■ **Available data**:
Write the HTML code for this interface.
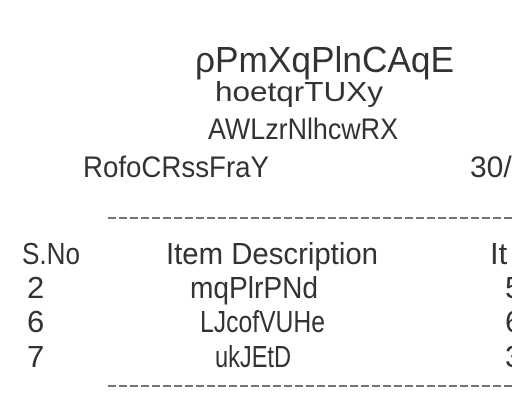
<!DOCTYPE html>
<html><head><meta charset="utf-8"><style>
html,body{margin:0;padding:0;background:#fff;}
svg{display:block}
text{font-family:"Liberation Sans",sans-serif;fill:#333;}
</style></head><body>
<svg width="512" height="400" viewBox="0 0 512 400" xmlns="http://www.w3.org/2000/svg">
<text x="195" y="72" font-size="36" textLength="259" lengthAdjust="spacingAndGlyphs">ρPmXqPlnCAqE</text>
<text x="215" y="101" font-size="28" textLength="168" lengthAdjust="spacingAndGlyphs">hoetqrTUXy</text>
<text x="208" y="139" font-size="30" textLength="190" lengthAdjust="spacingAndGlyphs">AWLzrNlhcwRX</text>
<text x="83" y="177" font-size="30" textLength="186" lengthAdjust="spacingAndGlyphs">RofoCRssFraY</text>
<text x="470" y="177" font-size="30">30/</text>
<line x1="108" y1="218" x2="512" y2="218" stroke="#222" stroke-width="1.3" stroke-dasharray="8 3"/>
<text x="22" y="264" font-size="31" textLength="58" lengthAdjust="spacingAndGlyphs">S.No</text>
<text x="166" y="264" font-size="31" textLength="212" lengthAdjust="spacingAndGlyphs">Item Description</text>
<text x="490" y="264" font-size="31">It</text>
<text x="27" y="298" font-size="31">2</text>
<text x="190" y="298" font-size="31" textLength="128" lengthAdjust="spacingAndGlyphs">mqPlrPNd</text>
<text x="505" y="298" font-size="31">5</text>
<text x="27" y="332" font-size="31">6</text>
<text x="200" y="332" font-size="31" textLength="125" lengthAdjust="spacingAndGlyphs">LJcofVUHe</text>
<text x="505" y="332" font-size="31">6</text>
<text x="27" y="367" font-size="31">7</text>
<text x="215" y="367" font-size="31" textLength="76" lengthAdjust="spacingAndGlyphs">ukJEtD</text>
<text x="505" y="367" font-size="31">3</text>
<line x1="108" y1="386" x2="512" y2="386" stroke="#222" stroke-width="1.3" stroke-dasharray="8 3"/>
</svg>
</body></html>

■ **Prompt**: Leave the pictures out and copy the rest of the data exactly.

■ **Answer to the problem**:
Write the HTML code for this interface.
<!DOCTYPE html>
<html><head><meta charset="utf-8"><style>
html,body{margin:0;padding:0;background:#fff;}
svg{display:block}
text{font-family:"Liberation Sans",sans-serif;fill:#333;}
</style></head><body>
<svg width="512" height="400" viewBox="0 0 512 400" xmlns="http://www.w3.org/2000/svg">
<text x="195" y="72" font-size="36" textLength="259" lengthAdjust="spacingAndGlyphs">ρPmXqPlnCAqE</text>
<text x="215" y="101" font-size="28" textLength="168" lengthAdjust="spacingAndGlyphs">hoetqrTUXy</text>
<text x="208" y="139" font-size="30" textLength="190" lengthAdjust="spacingAndGlyphs">AWLzrNlhcwRX</text>
<text x="83" y="177" font-size="30" textLength="186" lengthAdjust="spacingAndGlyphs">RofoCRssFraY</text>
<text x="470" y="177" font-size="30">30/</text>
<line x1="108" y1="218" x2="512" y2="218" stroke="#222" stroke-width="1.3" stroke-dasharray="8 3"/>
<text x="22" y="264" font-size="31" textLength="58" lengthAdjust="spacingAndGlyphs">S.No</text>
<text x="166" y="264" font-size="31" textLength="212" lengthAdjust="spacingAndGlyphs">Item Description</text>
<text x="490" y="264" font-size="31">It</text>
<text x="27" y="298" font-size="31">2</text>
<text x="190" y="298" font-size="31" textLength="128" lengthAdjust="spacingAndGlyphs">mqPlrPNd</text>
<text x="505" y="298" font-size="31">5</text>
<text x="27" y="332" font-size="31">6</text>
<text x="200" y="332" font-size="31" textLength="125" lengthAdjust="spacingAndGlyphs">LJcofVUHe</text>
<text x="505" y="332" font-size="31">6</text>
<text x="27" y="367" font-size="31">7</text>
<text x="215" y="367" font-size="31" textLength="76" lengthAdjust="spacingAndGlyphs">ukJEtD</text>
<text x="505" y="367" font-size="31">3</text>
<line x1="108" y1="386" x2="512" y2="386" stroke="#222" stroke-width="1.3" stroke-dasharray="8 3"/>
</svg>
</body></html>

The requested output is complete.